12. The cause of action for a suit of this nature, arises only on the date of declaration of admission of execution of the will. For this reason such declaration could be made any where in India and a suit of this nature could be filed in any civil court throughout the country, irrespective of the place of residence of the plaintiff, place of execution of the will and the situation of the properties bequeathed. Please note that the suggestions made in this article are no substitute, either for taking proceedings for grant of probate or letters of administration.
13. By adopting this inexpensive procedure as stated above, the following factors would automatically stand established beyond doubt.
i. As the plaintiff enters witness box in open court and admits the execution of the will, the will gets proved beyond doubt.
ii. As the plaintiff admits the execution of the will by himself in court, there would be no need to prove due attestation of the will.
iii The sound disposing state of mind of the plaintiff is also established, by the allegations made in the plaint and also by his examination in court.

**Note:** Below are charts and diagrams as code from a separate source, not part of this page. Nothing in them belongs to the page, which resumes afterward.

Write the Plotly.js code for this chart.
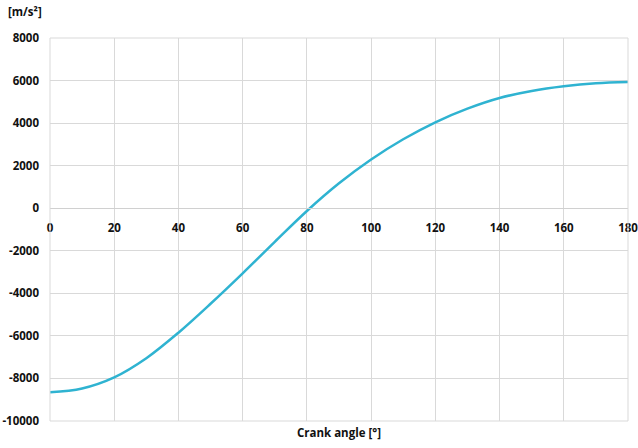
<!DOCTYPE html>
<html>
<head>
<meta charset="utf-8">
<script src="https://cdn.plot.ly/plotly-3.0.1.min.js"></script>
<style>html,body{margin:0;padding:0;background:#fff;}#chart{width:638px;height:448px;}</style>
</head>
<body>
<div id="chart"></div>
<script>
const crankAngle = [0, 10, 20, 30, 40, 50, 60, 70, 80, 90, 100, 110, 120, 130, 140, 150, 160, 170, 180];
const acceleration = [-8650, -8470, -7950, -7050, -5850, -4490, -3060, -1580, -130, 1170, 2290, 3240, 4040, 4680, 5180, 5510, 5730, 5870, 5930];
const yTicks = [8000, 6000, 4000, 2000, 0, -2000, -4000, -6000, -8000, -10000];
const xTicks = [0, 20, 40, 60, 80, 100, 120, 140, 160, 180];
const yUnit = "[m/s²]";
const xTitle = "Crank angle [°]";

const tickFont = {family: "Open Sans, Liberation Sans, sans-serif", size: 11.5, color: "#111111", weight: "bold"};
const yMin = -10000, yMax = 8000;

Plotly.newPlot("chart", [{
  x: crankAngle,
  y: acceleration,
  type: "scatter",
  mode: "lines",
  line: {color: "#2fb3d1", width: 2.5, shape: "spline", smoothing: 1},
  hoverinfo: "skip"
}], {
  width: 638, height: 448,
  margin: {l: 50, r: 10, t: 38, b: 27},
  paper_bgcolor: "#ffffff", plot_bgcolor: "#ffffff",
  showlegend: false,
  xaxis: {
    range: [0, 180],
    tickvals: xTicks,
    ticktext: xTicks.map(String),
    showgrid: true, gridcolor: "#d9d9d9", gridwidth: 1,
    zeroline: false,
    showline: true, linecolor: "#d0d0d0", linewidth: 1,
    anchor: "free",
    position: (0 - yMin) / (yMax - yMin),
    ticks: "", ticklabelstandoff: 9,
    ticklabeloverflow: "allow",
    tickfont: tickFont
  },
  yaxis: {
    range: [yMin, yMax],
    tickvals: yTicks,
    ticktext: yTicks.map(String),
    showgrid: true, gridcolor: "#d9d9d9", gridwidth: 1,
    zeroline: false, showline: false,
    ticks: "", ticklabelstandoff: 10,
    ticklabeloverflow: "allow",
    tickfont: tickFont
  },
  shapes: [
    {type: "line", xref: "paper", yref: "paper", x0: 0, x1: 0, y0: 0, y1: 1, line: {color: "#d9d9d9", width: 1}},
    {type: "line", xref: "paper", yref: "paper", x0: 1, x1: 1, y0: 0, y1: 1, line: {color: "#d9d9d9", width: 1}},
    {type: "line", xref: "paper", yref: "paper", x0: 0, x1: 1, y0: 0, y1: 0, line: {color: "#d9d9d9", width: 1}},
    {type: "line", xref: "paper", yref: "paper", x0: 0, x1: 1, y0: 1, y1: 1, line: {color: "#d9d9d9", width: 1}}
  ],
  annotations: [
    {text: yUnit, xref: "paper", yref: "paper", x: -0.076, y: 1.045, xanchor: "left", yanchor: "bottom", showarrow: false,
     font: {family: "Open Sans, Liberation Sans, sans-serif", size: 11.5, color: "#111111", weight: "bold"}},
    {text: xTitle, xref: "paper", yref: "paper", x: 0.5, y: -0.005, xanchor: "center", yanchor: "top", showarrow: false,
     font: {family: "Open Sans, Liberation Sans, sans-serif", size: 11.5, color: "#111111", weight: "bold"}}
  ]
}, {displayModeBar: false, staticPlot: true});
</script>
</body>
</html>
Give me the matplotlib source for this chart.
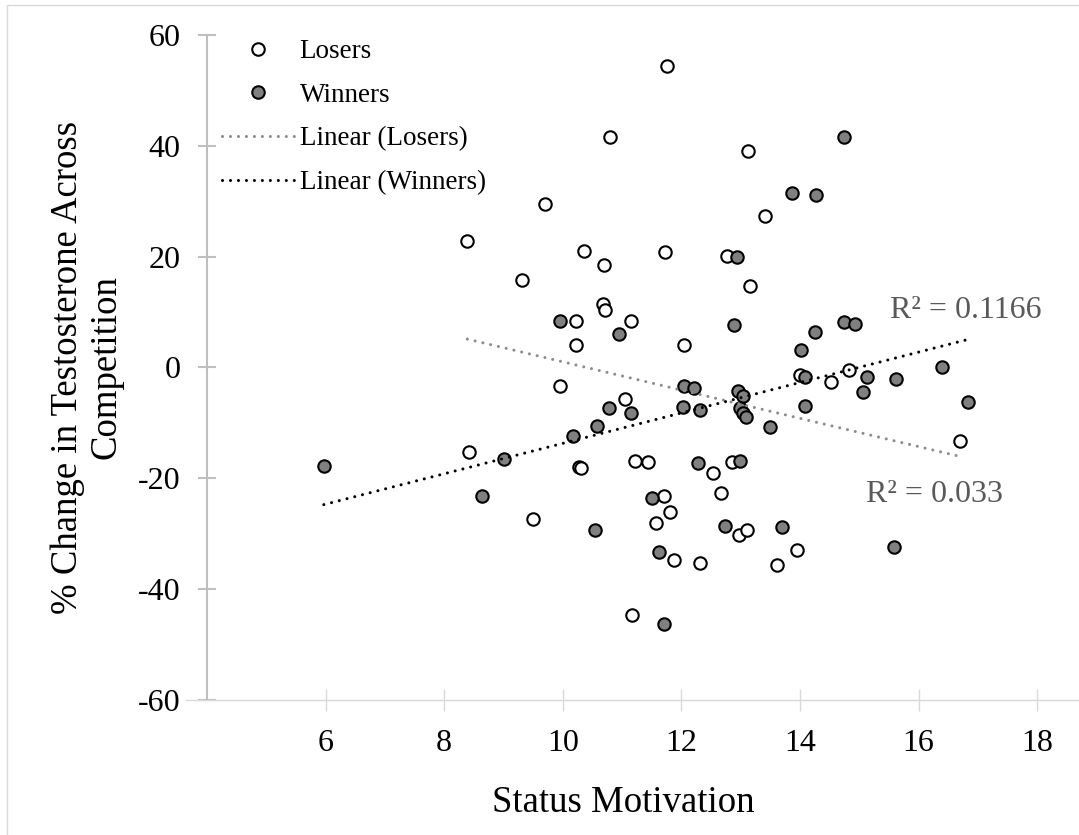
import numpy as np
import matplotlib
matplotlib.use('Agg')
import matplotlib.pyplot as plt
from matplotlib.lines import Line2D
from matplotlib.patches import Rectangle

plt.rcParams['font.family'] = ['Liberation Serif', 'DejaVu Serif']
plt.rcParams['axes.unicode_minus'] = False

# status motivation vs % change in testosterone, by outcome
losers_x = [11.76, 10.80, 9.70, 8.39, 10.35, 11.73, 13.13, 13.41, 9.32, 9.96,
            12.77, 10.70, 13.16, 10.68, 10.71, 10.22, 11.15, 10.22, 12.04, 14.00,
            11.05, 14.82, 14.52, 16.69, 8.42, 9.49, 10.27, 10.31, 11.22, 11.43,
            12.53, 12.85, 12.66, 11.70, 11.80, 11.57, 12.97, 13.11, 13.95, 13.62,
            11.88, 12.31, 11.16]
losers_y = [54.4, 41.6, 29.5, 22.8, 21.0, 20.8, 39.0, 27.3, 15.7, -3.4,
            20.1, 18.5, 14.7, 11.5, 10.3, 8.4, 8.4, 4.0, 4.0, -1.4,
            -5.6, -0.5, -2.6, -13.3, -15.3, -27.3, -17.9, -18.1, -16.8, -17.0,
            -19.0, -17.1, -22.6, -23.1, -26.0, -28.0, -30.3, -29.4, -32.9, -35.6,
            -34.8, -35.3, -44.7]

winners_x = [14.74, 13.86, 14.27, 12.94, 9.96, 12.89, 10.95, 14.02, 12.05, 12.21,
             14.09, 12.96, 13.04, 10.78, 12.02, 12.32, 12.99, 13.04, 13.09, 14.08,
             11.15, 10.58, 13.50, 10.18, 14.74, 14.92, 14.25, 16.40, 15.13, 15.62,
             15.06, 16.83, 5.97, 9.01, 8.63, 12.28, 12.98, 11.50, 10.55, 12.73,
             13.70, 11.62, 11.71, 15.58]
winners_y = [41.6, 31.5, 31.2, 20.0, 8.4, 7.6, 6.0, 3.2, -3.4, -3.7,
             -1.7, -4.3, -5.2, -7.3, -7.2, -7.7, -7.3, -8.3, -8.9, -7.0,
             -8.3, -10.5, -10.8, -12.4, 8.2, 7.9, 6.4, 0.0, -1.7, -2.0,
             -4.5, -6.3, -17.8, -16.6, -23.1, -17.3, -16.9, -23.5, -29.4, -28.6,
             -28.8, -33.3, -46.2, -32.4]

x_ticks = [6, 8, 10, 12, 14, 16, 18]
y_ticks = [-60, -40, -20, 0, 20, 40, 60]

r2_winners = 'R² = 0.1166'
r2_losers = 'R² = 0.033'

W, H = 1079, 835
fig = plt.figure(figsize=(W / 100, H / 100), dpi=100)

# chart area border
fig.add_artist(Rectangle((7 / W, -0.05), 2, 1 - 5 / H + 0.05, fill=False,
                         edgecolor='#d9d9d9', linewidth=1,
                         transform=fig.transFigure))

ax = fig.add_axes([207 / W, 1 - 700 / H, 1 - 207 / W, (700 - 35) / H])

ax.scatter(losers_x, losers_y, s=80, facecolor='white', edgecolor='black',
           linewidth=1.5, zorder=3)
ax.scatter(winners_x, winners_y, s=80, facecolor='#808080', edgecolor='black',
           linewidth=1.5, zorder=3)

# least-squares trend lines over each group's x range
dots = (0, (0.01, 2.6))
for xs, ys, col in [(losers_x, losers_y, '#8c8c8c'), (winners_x, winners_y, 'black')]:
    k, b = np.polyfit(xs, ys, 1)
    xx = np.array([min(xs), max(xs)])
    ax.plot(xx, k * xx + b, linestyle=dots, dash_capstyle='round', lw=2.2,
            color=col, zorder=4)

ax.text(15.51, 10.2, r2_winners, fontsize=23, color='#595959', va='center')
ax.text(15.12, -22.9, r2_losers, fontsize=23, color='#595959', va='center')

xmax = 4 + (W - 207) / 59.3
ax.set_xlim(4, xmax)
ax.set_ylim(-60, 60)
ax.set_xticks(x_ticks)
ax.set_yticks(y_ticks)
ax.tick_params(axis='x', direction='inout', length=16, width=1, color='#d9d9d9',
               pad=13, labelsize=23)
ax.tick_params(axis='y', direction='inout', length=13, width=1.5, color='#bfbfbf',
               pad=12.5, labelsize=23)
for s in ['top', 'right']:
    ax.spines[s].set_visible(False)
ax.spines['left'].set_color('#bfbfbf')
ax.spines['left'].set_linewidth(1.5)
ax.spines['left'].set_zorder(2.5)
ax.spines['bottom'].set_color('#d9d9d9')
ax.spines['bottom'].set_linewidth(1)
ax.spines['bottom'].set_bounds(3.65, xmax)

fig.text(623 / W, 1 - 812 / H, 'Status Motivation', fontsize=26.5,
         ha='center', va='baseline')
fig.text(87 / W, 1 - 367 / H, '% Change in Testosterone Across\nCompetition',
         fontsize=26.5, rotation=90, ha='center', va='center', linespacing=1.12)

handles = [
    Line2D([], [], marker='o', linestyle='none', ms=9, mfc='white', mec='black', mew=1.5),
    Line2D([], [], marker='o', linestyle='none', ms=9, mfc='#808080', mec='black', mew=1.5),
    Line2D([], [], linestyle=dots, dash_capstyle='round', lw=2.2, color='#8c8c8c'),
    Line2D([], [], linestyle=dots, dash_capstyle='round', lw=2.2, color='black'),
]
labels = ['Losers', 'Winners', 'Linear (Losers)', 'Linear (Winners)']
fig.legend(handles, labels, loc='upper left', bbox_to_anchor=(222 / W, 1 - 39 / H),
           frameon=False, fontsize=19.5, borderpad=0, borderaxespad=0,
           handlelength=2.65, handletextpad=0.22, labelspacing=0.69)

fig.savefig('out.png', dpi=100)
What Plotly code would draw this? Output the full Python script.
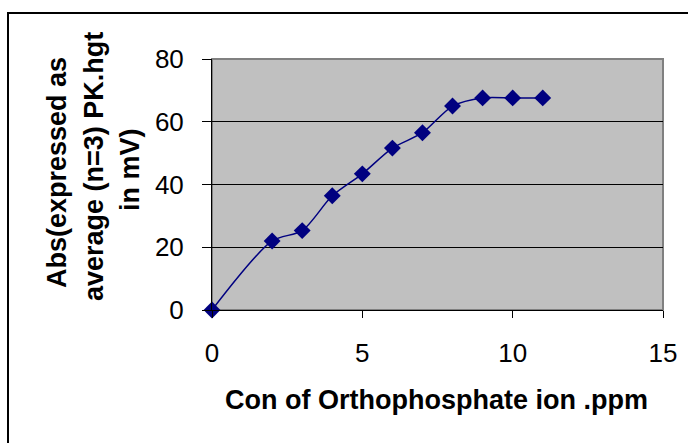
import plotly.graph_objects as go

conc_ppm = [0, 2, 3, 4, 5, 6, 7, 8, 9, 10, 11]
abs_mv = [0, 22.0, 25.3, 36.4, 43.4, 51.6, 56.5, 65.0, 67.6, 67.6, 67.6]
x_ticks = [0, 5, 10, 15]
y_ticks = [0, 20, 40, 60, 80]
x_title = "Con of Orthophosphate ion .ppm"
y_title_lines = ["Abs(expressed as", "average (n=3) PK.hgt", "in mV)"]

L, R, T, B = 212, 25, 59, 133
W, H = 688, 443
pw, ph = W - L - R, H - T - B

def px(x):
    return (x - L) / pw

def py(y):
    return (H - B - y) / ph

fig = go.Figure()
fig.add_trace(go.Scatter(
    x=conc_ppm, y=abs_mv, mode="lines+markers",
    line=dict(color="#000080", width=1.5, shape="spline", smoothing=0.8),
    marker=dict(symbol="diamond", size=13, color="#000080"),
    cliponaxis=False, showlegend=False,
))

font = "Arial, Liberation Sans, sans-serif"
tfont = dict(size=26, family=font, color="black")
bfont = dict(size=27, family=font, color="black", weight="bold")
fig.update_layout(
    width=W, height=H,
    margin=dict(l=L, r=R, t=T, b=B, pad=0),
    paper_bgcolor="white", plot_bgcolor="#C0C0C0",
    font=dict(family=font, size=26, color="black"),
    xaxis=dict(range=[0, 15], tickvals=x_ticks, ticks="outside", ticklen=7,
               tickcolor="black", tickwidth=1, showgrid=False, zeroline=False,
               showline=True, linecolor="black", linewidth=1,
               ticklabelstandoff=13, tickfont=tfont),
    yaxis=dict(range=[0, 80], tickvals=y_ticks, ticks="outside", ticklen=9,
               tickcolor="black", tickwidth=1, showgrid=True, gridcolor="black",
               gridwidth=1, zeroline=False, showline=True, linecolor="black",
               linewidth=1, ticklabelstandoff=13, tickfont=tfont),
    shapes=[
        dict(type="rect", xref="paper", yref="paper", x0=0, x1=1, y0=0, y1=1,
             line=dict(color="#808080", width=2), layer="below"),
        dict(type="rect", xref="paper", yref="paper", x0=px(8), x1=2,
             y0=-2, y1=py(13), line=dict(color="black", width=2)),
    ],
)
fig.add_annotation(text=x_title, xref="paper", yref="paper", x=px(436.5), y=py(400),
                   xanchor="center", yanchor="middle", showarrow=False, font=bfont)
for line, xc, yc in zip(y_title_lines, [57, 94, 130], [173, 167, 170]):
    fig.add_annotation(text=line, xref="paper", yref="paper", x=px(xc), y=py(yc),
                       xanchor="center", yanchor="middle", showarrow=False,
                       textangle=-90, font=bfont)
fig.write_html("out.html")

14. We are aware that one of the prime reasons for clogging the justice delivery system, by reason of docket explosion, right from the lowest to the highest echelons of the judiciary, both relating to poor and ultra rich litigants, relates to the validity of the wills. A legislative intervention in this regard is long overdue and requires immediate attention.
15. The aforesaid solution would avoid civil litigation substantially and would reduce the time of the court in deciding disputes regarding the validity of the wills. In many cases even a lawyer’s folly, could defeat the will, and this can also be avoided.
16. Sri. S.Rama Rao is my father. He was only a non graduate pleader. His pleadings were always terse and to the point. He had an excellent knowledge of the fundamentals of law and his english was without blemish. He was my friend, guru, mentor and everything in my life and therefore I have penned this article in his memory and have titled this article as Rama Rao’s solution.